British et Mystique Messe de Bach à BOZAR
Les temps de Pâques sont passés, partagés entre les notes sombres de la semaine sainte du Christ jusqu’à sa résurrection solaire, mais le temps musical reste religieux avec la dernière œuvre achevée de Bach. Sommet considéré comme « le plus grand chef-d’œuvre musical que le monde ait jamais vu » par Karl Friedrich Zelter (à qui l’histoire de la musique est redevable d’avoir conservé les partitions de Bach), également décrit par son contemporain musicologue-éditeur suisse Hans Georg Nägeli comme « la plus grande œuvre d’art musical de tous les temps et de tous les peuples », ce magnum opus, dont l’écriture se sera étalée sur 35 années (de 1714 à 1749, et seulement publié -par Nägeli- en 1833), transcrit les émotions d’un compositeur tiraillé entre tragédies personnelles et profonde piété. Cette œuvre œcuménique d'un compositeur luthérien revenant au texte catholique latin prend en outre, sous la conduite de Sir John Eliot Gardiner, une note British, à la noblesse raffinée et lumineuse. L'architecture formelle est soutenue par la clarté prosodique, l'alliage de la partition étant rendu par le chef et ses phalanges.

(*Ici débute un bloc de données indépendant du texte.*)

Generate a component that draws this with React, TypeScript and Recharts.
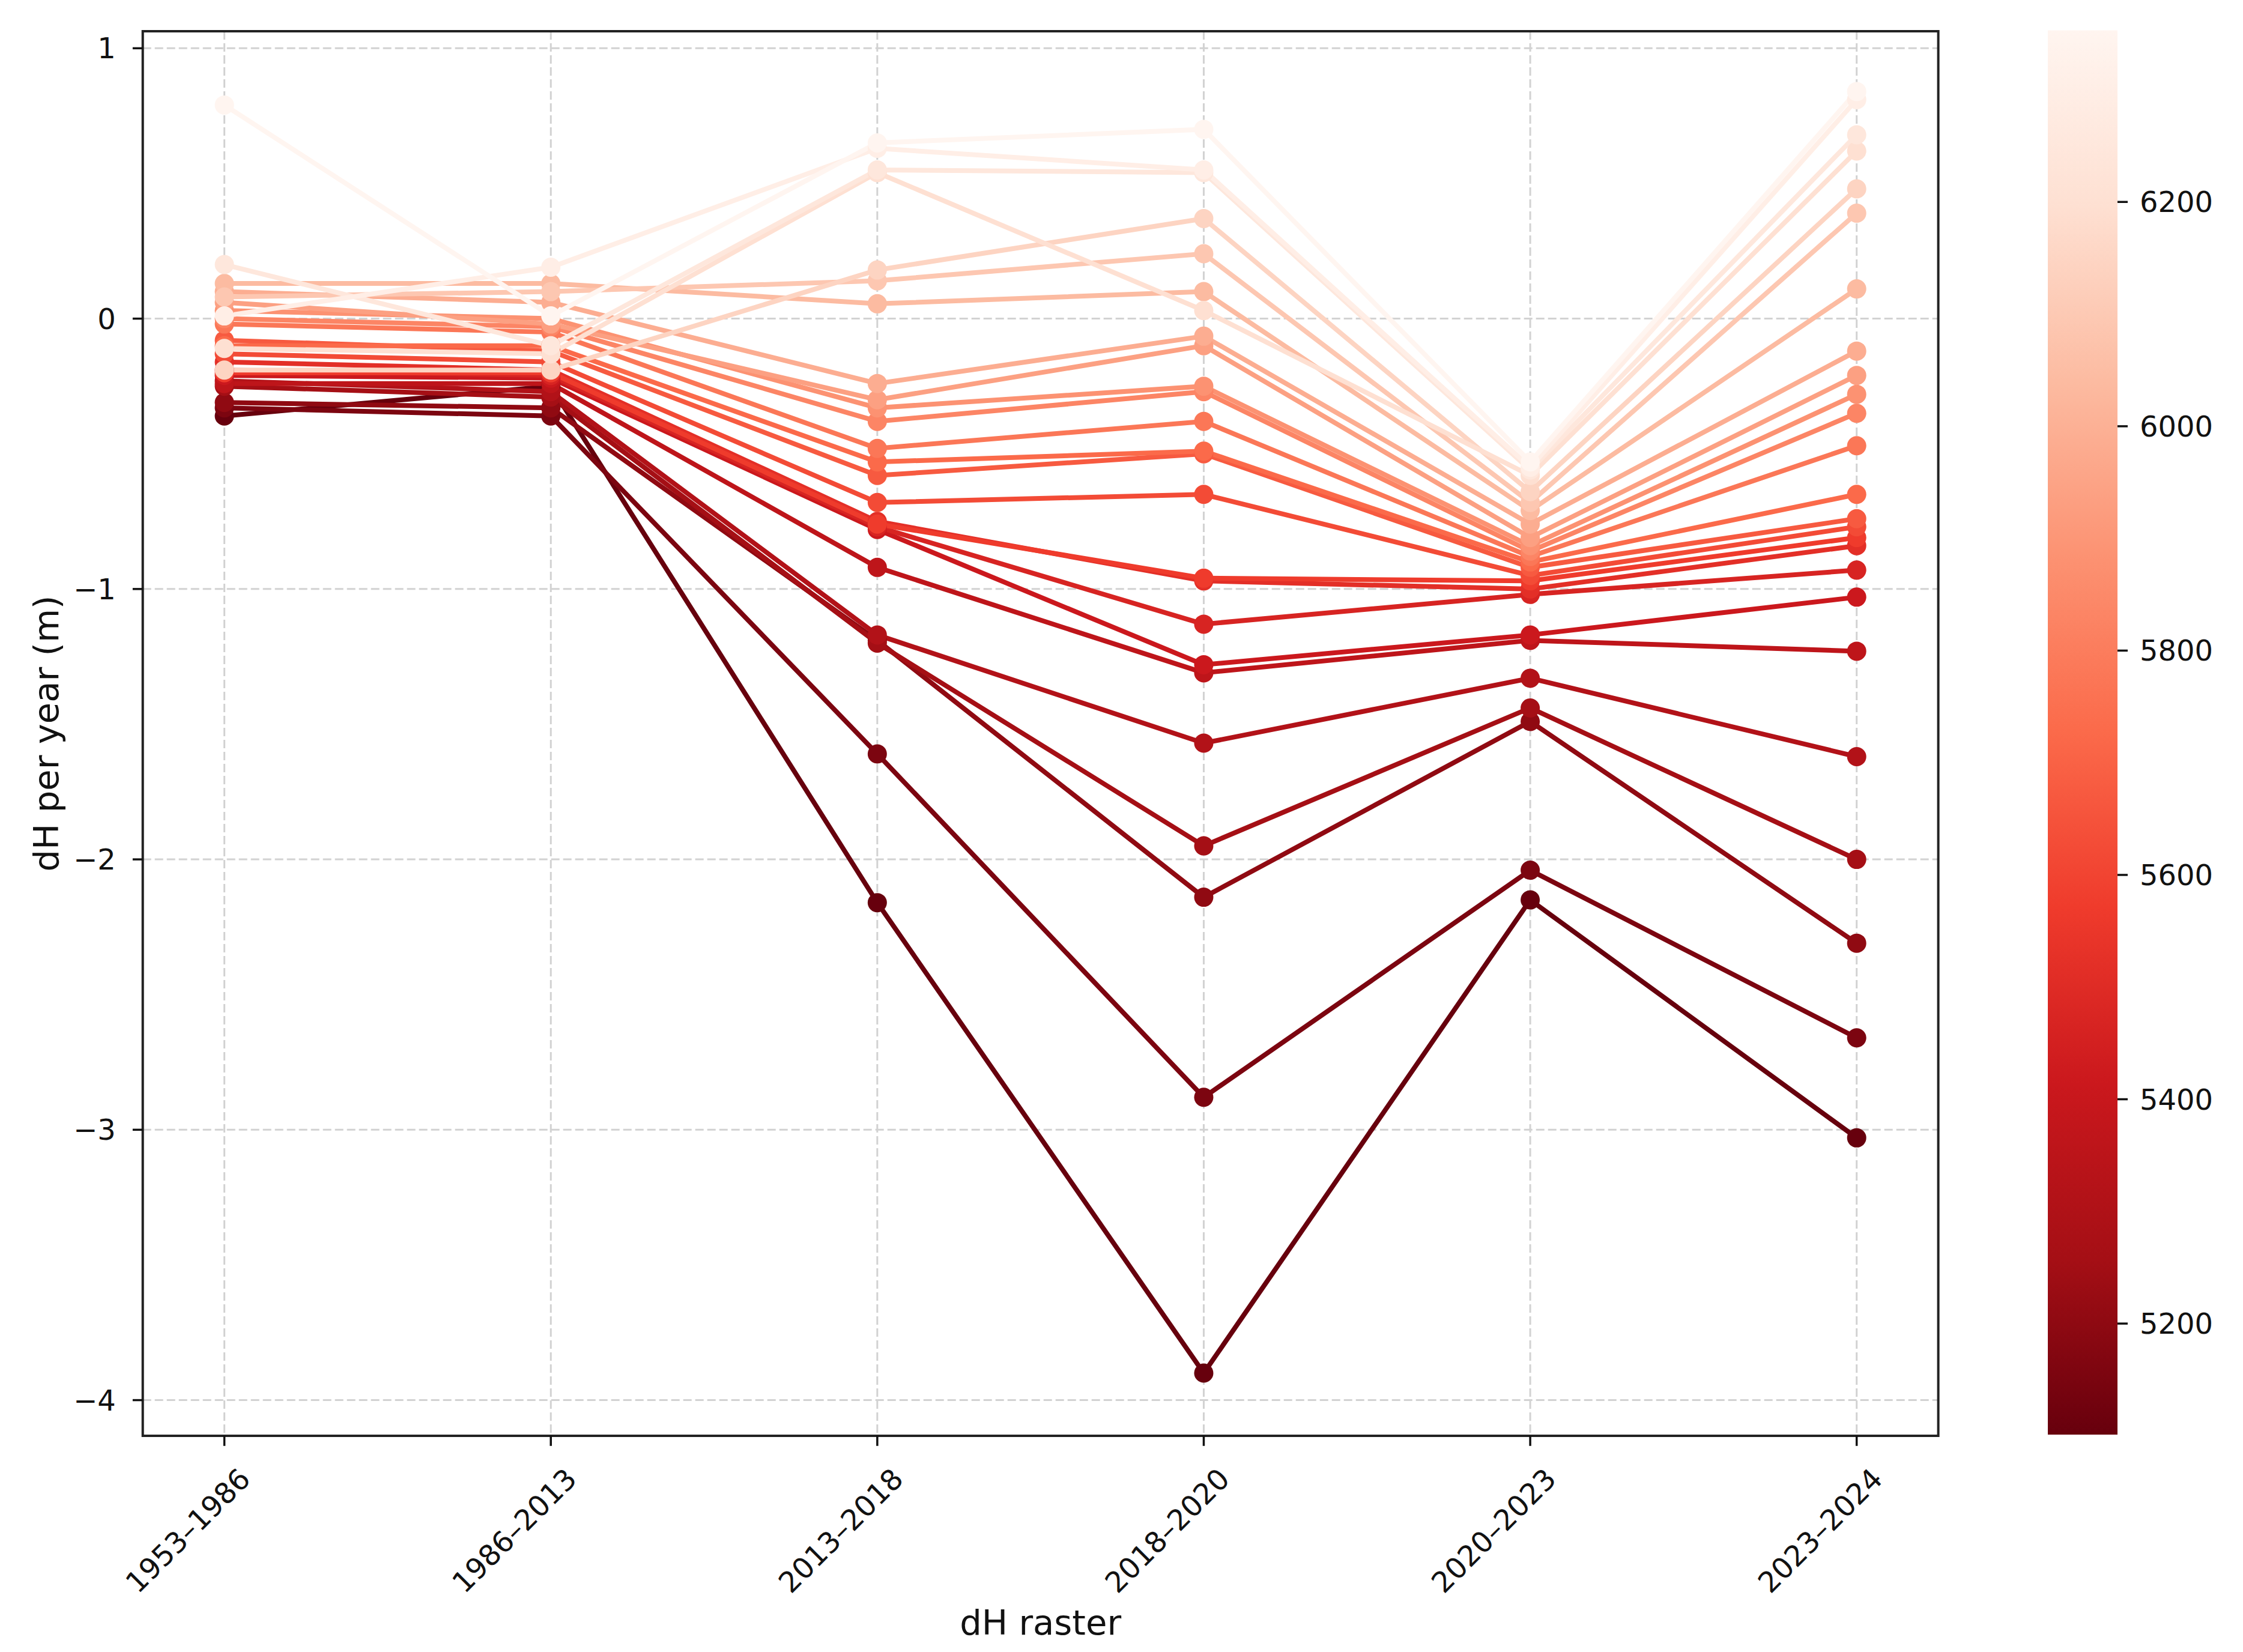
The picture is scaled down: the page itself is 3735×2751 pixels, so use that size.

Déployant le recueillement d'une communauté unie, les trente-trois chanteurs du Monteverdi Choir (comme l’âge du Christ lors de sa crucifixion) invitent à la solennité en entourant l’orchestre et l'acoustique d'un souffle nourri, solennel. Leur chant déploie la construction baroque mathématique, habitée par des émotions cycliques, la répétition des mélodies d'inspiration grégorienne (monodie monacale) vers de multiples lignes. Les chœurs viennent peupler cet espace musical avec une amplitude mystique, fluide et résolument émotionnelle. Pudeur et chagrin prennent ainsi place sur la scène de BOZAR avec une humilité particulièrement vibrante.
L’Orchestre, l’English Baroque Soloists offre une complicité musicale visible et une précision subtile, rendant l’espace, la profondeur sonore et émotionnelle de Bach, à la fois dans son infime précision et ses dimensions, architecturales et solaires.
La soprano Hilary Cronin qui appartient au chœur met ici à l’honneur en soliste sa voix expressive, narrative au vibrato serré et chaleureux. Les arias sont limpides et riches, le ruissellement vocal ondule sans difficulté apparente sur les textes.
Sa collègue mezzo-soprano Sarah Denbee dessine avec polyvalence sa voix d'une humilité certaine, tenue et pudique, pourtant ample et chaude. Mesuré, son chant est clair et boisé avec facilité.
Mezzo-soprano invitée, Bethany Horak-Hallett marque par l’élégance de son appareil solaire, vibrant et généreux, la voix teintée et cuivrée lui offrant une apparition remarquée parmi les solistes. Le ton chaud et grave, sans difficulté apparente, réussit à allier les instances limpides et pourtant amples et larges de Bach.
Nick Pritchard s’impose par l'élégance d'une douceur de voix et d'une discrétion qui réclame à l’auditoire une attention particulière. Captivant, l’humilité récitative du ténor classique est vibrante, tenue et subtile. Jonathan Hanley marque sa voix d’une austérité plus certaine encore, dont même les ornements et tenues sont équilibrés.
Lui répondent les voix sombres de Dingle Yandell, baryton-basse dessinant la puissante fluidité de sons roulés et de vibrations tenues, et, plus en retrait, Alex Ashworth qui rencontre, en raison d'un souffle écourté, des difficultés à terminer ses arias pourtant appuyées.
Le contre-ténor américain Reginald L. Mobley déploie sa voix dans l'espace acoustique avec limpidité et chaleur pourtant, précision et liberté d’interprétation. Poursuivant l'oxymore, dans la retenue et une certaine ferveur, sa présence se fait marquante avec une finesse élévatoire. Il est acclamé comme une star.
Les interprètes de cette œuvre magistrale, de cette plongée restituée en deux petites heures de musicalité spirituelle ininterrompue, sont ovationnés, longuement et debout, par un public ému saluant aussi notamment Sir John Eliot Gardiner qui fêtera dans quatre jours ses quatre fois vingt ans.